The Role of Financial Statements
The foundation of business financial analysis lies in reliable financial statements. The three primary statements are the Income Statement (showing revenues, expenses, and profit over a period), the Balance Sheet (a snapshot of assets, liabilities, and equity at a specific point in time), and the Statement of Cash Flows (detailing cash inflows and outflows). These documents provide the raw data necessary for calculating ratios and performing in-depth analysis.
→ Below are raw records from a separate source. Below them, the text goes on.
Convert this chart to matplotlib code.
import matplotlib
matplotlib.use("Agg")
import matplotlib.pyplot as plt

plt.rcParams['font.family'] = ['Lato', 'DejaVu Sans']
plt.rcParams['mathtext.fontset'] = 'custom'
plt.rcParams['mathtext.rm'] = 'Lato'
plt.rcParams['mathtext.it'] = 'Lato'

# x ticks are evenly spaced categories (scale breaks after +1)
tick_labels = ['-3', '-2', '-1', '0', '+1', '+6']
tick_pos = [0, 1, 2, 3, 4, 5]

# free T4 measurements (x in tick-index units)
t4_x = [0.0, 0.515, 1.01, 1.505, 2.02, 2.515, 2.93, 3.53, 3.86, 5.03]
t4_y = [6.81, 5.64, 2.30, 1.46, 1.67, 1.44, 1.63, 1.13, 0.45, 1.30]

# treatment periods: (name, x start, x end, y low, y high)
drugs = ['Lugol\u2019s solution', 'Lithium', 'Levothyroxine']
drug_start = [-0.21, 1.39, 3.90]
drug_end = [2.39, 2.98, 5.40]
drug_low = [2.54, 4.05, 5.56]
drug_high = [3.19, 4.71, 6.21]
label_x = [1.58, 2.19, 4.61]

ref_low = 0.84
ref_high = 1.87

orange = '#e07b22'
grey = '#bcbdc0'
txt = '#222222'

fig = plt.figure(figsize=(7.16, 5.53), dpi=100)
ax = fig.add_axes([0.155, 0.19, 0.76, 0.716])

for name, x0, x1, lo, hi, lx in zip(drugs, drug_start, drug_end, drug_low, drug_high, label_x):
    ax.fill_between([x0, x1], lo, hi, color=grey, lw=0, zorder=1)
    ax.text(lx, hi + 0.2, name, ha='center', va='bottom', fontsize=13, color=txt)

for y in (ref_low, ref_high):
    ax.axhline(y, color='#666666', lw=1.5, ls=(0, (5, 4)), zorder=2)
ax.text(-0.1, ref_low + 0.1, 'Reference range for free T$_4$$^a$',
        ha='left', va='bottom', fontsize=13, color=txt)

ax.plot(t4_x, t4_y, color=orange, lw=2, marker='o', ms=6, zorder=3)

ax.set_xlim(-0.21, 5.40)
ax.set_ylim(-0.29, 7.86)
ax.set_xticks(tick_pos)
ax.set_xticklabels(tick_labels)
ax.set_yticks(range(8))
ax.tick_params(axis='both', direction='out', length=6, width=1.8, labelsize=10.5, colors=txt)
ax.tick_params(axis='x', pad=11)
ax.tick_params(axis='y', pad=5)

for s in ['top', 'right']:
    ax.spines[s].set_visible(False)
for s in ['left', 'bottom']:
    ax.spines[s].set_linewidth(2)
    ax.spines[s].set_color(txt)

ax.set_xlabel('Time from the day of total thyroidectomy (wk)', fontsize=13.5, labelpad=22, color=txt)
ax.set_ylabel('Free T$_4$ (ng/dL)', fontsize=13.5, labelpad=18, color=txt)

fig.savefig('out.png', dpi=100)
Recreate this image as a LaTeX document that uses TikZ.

Why Business Financial Analysis Matters
Engaging in thorough business financial analysis allows organizations to identify financial strengths and weaknesses, optimize resource allocation, and manage risks more effectively. It helps management formulate strategic plans, set realistic financial goals, and monitor progress towards those goals. For external stakeholders, it provides transparency and confidence in a company's financial viability, aiding investment and lending decisions. Ultimately, it serves as a critical tool for informed decision-making and fostering long-term business sustainability.
Summary
Business financial analysis is a comprehensive process for evaluating a company's financial health and performance. It encompasses six essential aspects: profitability, liquidity, solvency, efficiency, cash flow, and trend and comparative analysis. By meticulously examining these areas through financial statements and various ratios, businesses can gain deep insights into their operations, identify areas for improvement, mitigate risks, and make strategic decisions that support sustained growth and financial stability. This analytical approach is crucial for both internal management and external stakeholders to understand and navigate the complexities of the business landscape.